[Stored dataset items]

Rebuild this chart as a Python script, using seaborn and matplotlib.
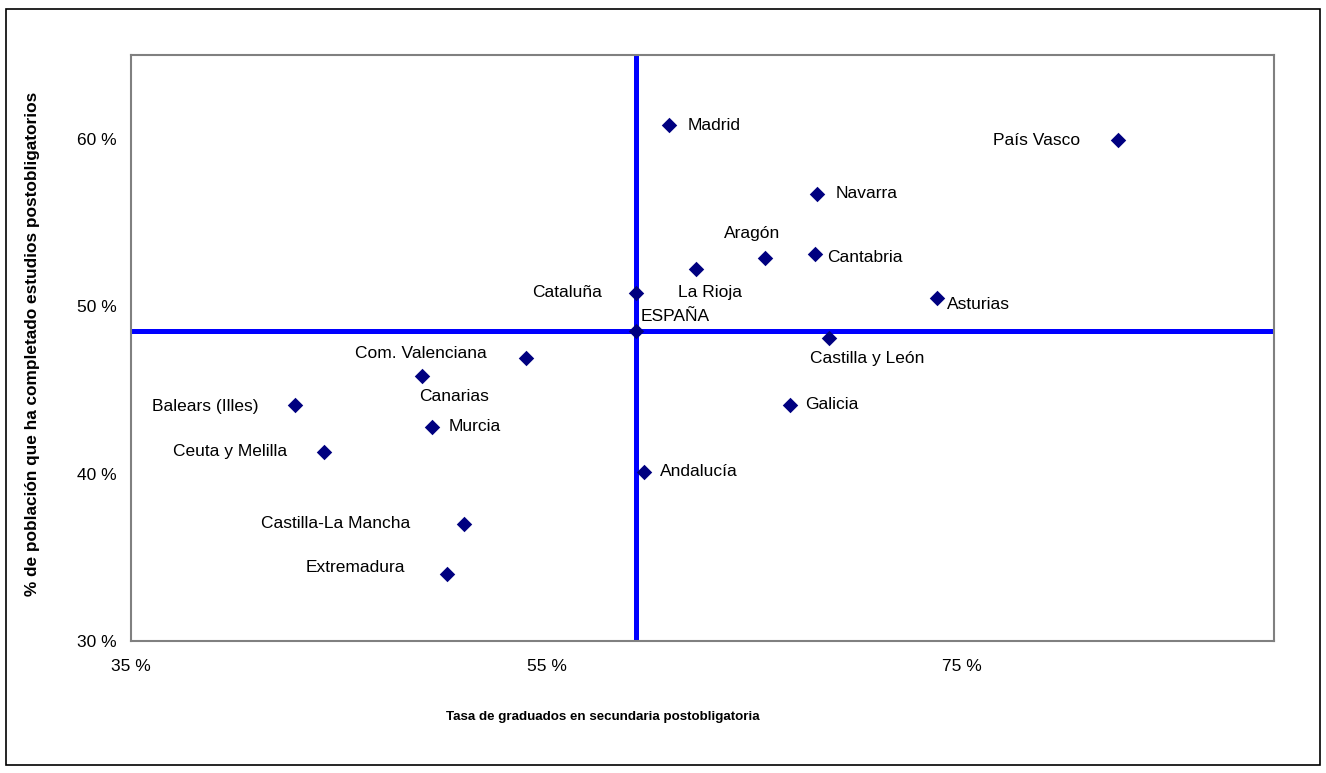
import matplotlib
matplotlib.use("Agg")
import matplotlib.pyplot as plt
import seaborn as sns
import pandas as pd
from matplotlib.patches import Rectangle

# values (in %)
regions = [
    "Madrid", "País Vasco", "Navarra", "Aragón", "Cantabria", "La Rioja",
    "Cataluña", "Asturias", "ESPAÑA", "Castilla y León", "Com. Valenciana",
    "Canarias", "Balears (Illes)", "Galicia", "Murcia", "Ceuta y Melilla",
    "Andalucía", "Castilla-La Mancha", "Extremadura",
]
grad_rate = [
    60.9, 82.5, 68.0, 65.5, 67.9, 62.2,
    59.3, 73.8, 59.3, 68.6, 54.0,
    49.0, 42.9, 66.7, 49.5, 44.3,
    59.7, 51.0, 50.2,
]
post_pct = [
    60.8, 59.9, 56.7, 52.9, 53.1, 52.2,
    50.8, 50.5, 48.5, 48.1, 46.9,
    45.8, 44.1, 44.1, 42.8, 41.3,
    40.1, 37.0, 34.0,
]
x_ticks = [35, 55, 75]
y_ticks = [30, 40, 50, 60]

# label placement (offset in pixels from the marker, horizontal alignment)
label_pos = {
    "Madrid": (18, 0, "left"),
    "País Vasco": (-38, 0, "right"),
    "Navarra": (19, 0, "left"),
    "Aragón": (-13, 24, "center"),
    "Cantabria": (12, -3, "left"),
    "La Rioja": (14, -23, "center"),
    "Cataluña": (-34, 0, "right"),
    "Asturias": (10, -7, "left"),
    "ESPAÑA": (5, 15, "left"),
    "Castilla y León": (-19, -21, "left"),
    "Com. Valenciana": (-39, 5, "right"),
    "Canarias": (32, -20, "center"),
    "Balears (Illes)": (-37, -2, "right"),
    "Galicia": (15, 0, "left"),
    "Murcia": (16, 0, "left"),
    "Ceuta y Melilla": (-37, 0, "right"),
    "Andalucía": (16, 0, "left"),
    "Castilla-La Mancha": (-53, 0, "right"),
    "Extremadura": (-42, 7, "right"),
}

df = pd.DataFrame({"region": regions, "grad": grad_rate, "post": post_pct})

sns.set_style("white")
plt.rcParams["font.family"] = ["Liberation Sans", "DejaVu Sans"]
plt.rcParams["text.color"] = "black"
plt.rcParams["axes.labelcolor"] = "black"
plt.rcParams["xtick.color"] = "black"
plt.rcParams["ytick.color"] = "black"

fig = plt.figure(figsize=(13.26, 7.73), dpi=100)
ax = fig.add_axes([0.0988, 0.1708, 0.862, 0.758])

# reference lines through the national value
esp = df[df["region"] == "ESPAÑA"].iloc[0]
ax.axvline(esp["grad"], color="#0000FF", lw=3.6, zorder=2)
ax.axhline(esp["post"], color="#0000FF", lw=3.6, zorder=2)

sns.scatterplot(
    data=df, x="grad", y="post", marker="D", color="#000080",
    s=62, linewidth=0, ax=ax, zorder=3,
)

for _, row in df.iterrows():
    dx, dy, ha = label_pos[row["region"]]
    ax.annotate(
        row["region"], (row["grad"], row["post"]),
        xytext=(dx, dy), textcoords="offset pixels",
        ha=ha, va="center", fontsize=12.5, color="black",
    )

ax.set_xlim(35, 90)
ax.set_ylim(30, 65)
ax.set_xticks(x_ticks)
ax.set_yticks(y_ticks)
ax.set_xticklabels([f"{v} %" for v in x_ticks], fontsize=12.5)
ax.set_yticklabels([f"{v} %" for v in y_ticks], fontsize=12.5)
ax.tick_params(axis="x", length=0, pad=13, labelcolor="black")
ax.tick_params(axis="y", length=0, pad=10, labelcolor="black")

for sp in ax.spines.values():
    sp.set_color("#808080")
    sp.set_linewidth(1.5)

ax.set_xlabel("Tasa de graduados en secundaria postobligatoria",
              fontsize=9.6, fontweight="bold", color="black")
ax.set_ylabel("% de población que ha completado estudios postobligatorios",
              fontsize=12.4, fontweight="bold", color="black")
ax.xaxis.set_label_coords(0.413, -0.13)
ax.yaxis.set_label_coords(-0.086, 0.507)
ax.xaxis.label.set_va("center")
ax.yaxis.label.set_va("center")

# outer chart border
fig.patches.append(Rectangle((6 / 1326, 8 / 773), 1314 / 1326, 756 / 773,
                             transform=fig.transFigure, fill=False,
                             edgecolor="black", linewidth=1.2))

fig.savefig("out.png", dpi=100)
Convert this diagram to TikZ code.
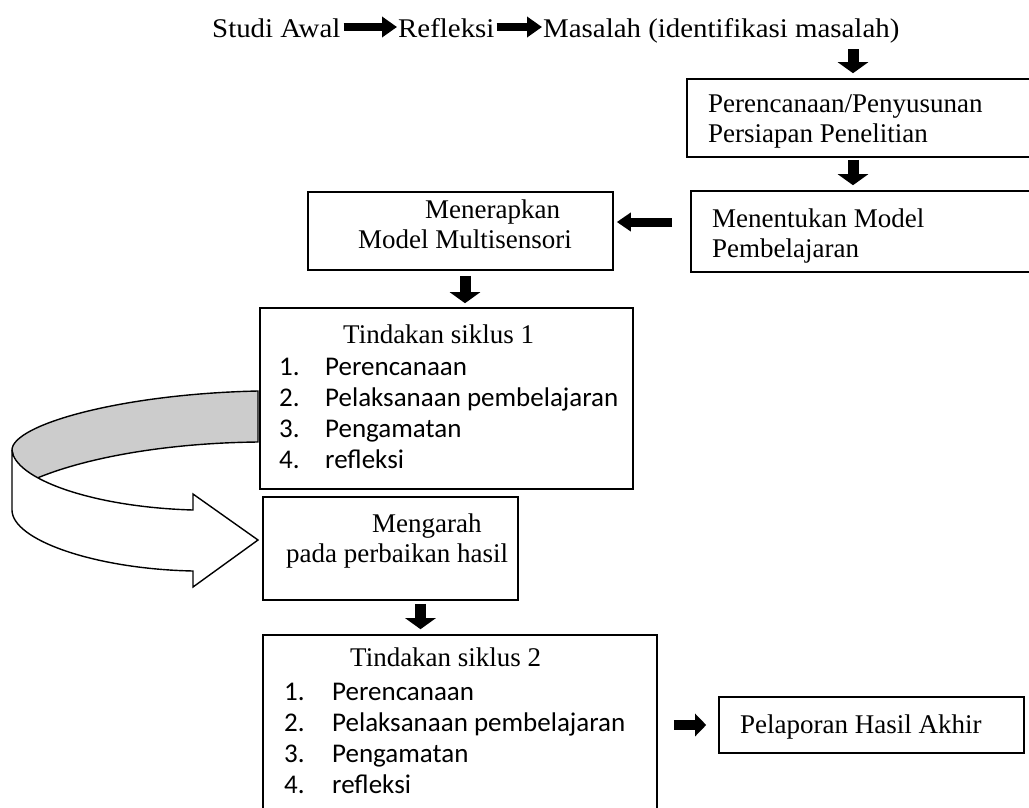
\documentclass[tikz,border=0pt]{standalone}
\usepackage{fontspec}
\setmainfont{Liberation Serif}
\newfontfamily\calibri{Carlito}
\newfontfamily\pala[FakeStretch=1.07]{Liberation Serif}
\usetikzlibrary{arrows.meta,positioning,calc}
\newcommand{\boxrows}[1]{\begin{tabular}[t]{@{}l@{}}#1\end{tabular}}
\newcommand{\itemno}[2][46pt]{\makebox[#1][l]{#2}}

\begin{document}
\begin{tikzpicture}[x=1pt,y=-1pt,
    box/.style={draw,line width=1.6pt,inner sep=0pt},
    txt/.style={inner sep=0pt,anchor=base west,font=\fontsize{27}{30}\selectfont},
    lst/.style={txt,font=\fontsize{27}{31}\selectfont},
    headline/.style={txt,font=\fontsize{27}{30}\selectfont\pala},
    lineArrow/.style={line width=8pt,-{Triangle[length=15pt,width=20pt]}},
    blk/.style={line width=11pt,-{Triangle[length=11pt,width=30pt]}},
    side/.style={line width=9pt,-{Triangle[length=14pt,width=18pt]}},
    sideR/.style={line width=10pt,-{Triangle[length=11pt,width=22pt]}}]
    \fill[white] (0,0) rectangle (1029,807);
    \useasboundingbox (0,0) rectangle (1029,807);

    % top line
    \node[headline] (studi) at (212,37) {Studi Awal};
    \node[headline] (refleksi) at (398,37) {Refleksi};
    \node[headline] (masalah) at (543,37) {Masalah (identifikasi masalah)};
    \draw[lineArrow,shorten <=3pt,shorten >=1pt] ([yshift=10pt]studi.base east) -- ([yshift=10pt]refleksi.base west);
    \draw[lineArrow,shorten <=2pt,shorten >=1pt] ([yshift=10pt]refleksi.base east) -- ([yshift=10pt]masalah.base west);

    % boxes
    \node[box,minimum width=353pt,minimum height=78pt] (planBox) at (863.5,118) {};
    \node[box,minimum width=349pt,minimum height=81pt] (modelBox) at (865.5,231.5) {};
    \node[box,minimum width=305pt,minimum height=78pt] (applyBox) at (460.5,231) {};
    \node[box,minimum width=373pt,minimum height=181pt] (cycleA) at (446.5,398.5) {};
    \node[box,minimum width=255pt,minimum height=103pt] (directBox) at (390.5,548.5) {};
    \node[box,minimum width=394pt,minimum height=195pt] (cycleB) at (460,732.5) {};
    \node[box,minimum width=305pt,minimum height=56pt] (reportBox) at (871.5,725) {};

    % texts
    \node[txt] (planTxt) at (708,112) {\boxrows{Perencanaan/Penyusunan\\Persiapan Penelitian}};
    \node[txt] (modelTxt) at (712,227) {\boxrows{Menentukan Model\\Pembelajaran}};
    \node[txt] (applyTxt) at (358,218) {\boxrows{\hspace*{67pt}Menerapkan\\Model Multisensori}};
    \node[lst] (cycleATxt) at (279,343) {\boxrows{\hspace*{64pt}Tindakan siklus 1\\[1pt]
        {\calibri\itemno{1.}Perencanaan}\\
        {\calibri\itemno{2.}Pelaksanaan pembelajaran}\\
        {\calibri\itemno{3.}Pengamatan}\\
        {\calibri\itemno{4.}refleksi}}};
    \node[txt] (directTxt) at (286,532) {\boxrows{\hspace*{86pt}Mengarah\\pada perbaikan hasil}};
    \node[lst] (cycleBTxt) at (284,666) {\boxrows{\hspace*{66pt}Tindakan siklus 2\\[3pt]
        {\calibri\itemno[48pt]{1.}Perencanaan}\\
        {\calibri\itemno[48pt]{2.}Pelaksanaan pembelajaran}\\
        {\calibri\itemno[48pt]{3.}Pengamatan}\\
        {\calibri\itemno[48pt]{4.}refleksi}}};
    \node[txt] (reportTxt) at (740,733) {Pelaporan Hasil Akhir};

    % block arrows
    \coordinate (drop) at (853,49);
    \draw[blk,shorten >=5pt] (drop) -- (drop |- planBox.north);
    \draw[blk,shorten <=2pt,shorten >=5pt] (drop |- planBox.south) -- (drop |- modelBox.north);
    \draw[side,shorten <=18pt,shorten >=3pt] ([yshift=9.5pt]modelBox.west) -- ([yshift=9.5pt]modelBox.west -| applyBox.east);
    \draw[blk,shorten <=5pt,shorten >=4pt] ([xshift=4.5pt]applyBox.south) -- ([xshift=4.5pt]applyBox.south |- cycleA.north);
    \draw[blk,shorten <=3pt,shorten >=5pt] ([xshift=30pt]directBox.south) -- ([xshift=30pt]directBox.south |- cycleB.north);
    \draw[sideR,shorten <=16pt,shorten >=12pt] (cycleB.east |- reportBox.west) -- (reportBox.west);

    % curved return arrow
    \filldraw[fill=black!20,line width=1.4pt] (258,391) .. controls (120,394) and (12,425) .. (12,450)
        -- (20,486) .. controls (70,460) and (160,443) .. (258,442) -- cycle;
    \filldraw[fill=white,line width=1.4pt] (12,450) .. controls (14,478) and (90,507) .. (193,510)
        -- (193,494) -- (258,540) -- (193,587) -- (193,571)
        .. controls (95,569) and (12,540) .. (12,510) -- cycle;
\end{tikzpicture}
\end{document}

* Task
Skip the pictures and restate exactly the lines from the beginning of the listing to the line with "y_ticks = [30, 40, 50, 60]", that line included.

* Correct output
Rebuild this chart as a Python script, using seaborn and matplotlib.
import matplotlib
matplotlib.use("Agg")
import matplotlib.pyplot as plt
import seaborn as sns
import pandas as pd
from matplotlib.patches import Rectangle

# values (in %)
regions = [
    "Madrid", "País Vasco", "Navarra", "Aragón", "Cantabria", "La Rioja",
    "Cataluña", "Asturias", "ESPAÑA", "Castilla y León", "Com. Valenciana",
    "Canarias", "Balears (Illes)", "Galicia", "Murcia", "Ceuta y Melilla",
    "Andalucía", "Castilla-La Mancha", "Extremadura",
]
grad_rate = [
    60.9, 82.5, 68.0, 65.5, 67.9, 62.2,
    59.3, 73.8, 59.3, 68.6, 54.0,
    49.0, 42.9, 66.7, 49.5, 44.3,
    59.7, 51.0, 50.2,
]
post_pct = [
    60.8, 59.9, 56.7, 52.9, 53.1, 52.2,
    50.8, 50.5, 48.5, 48.1, 46.9,
    45.8, 44.1, 44.1, 42.8, 41.3,
    40.1, 37.0, 34.0,
]
x_ticks = [35, 55, 75]
y_ticks = [30, 40, 50, 60]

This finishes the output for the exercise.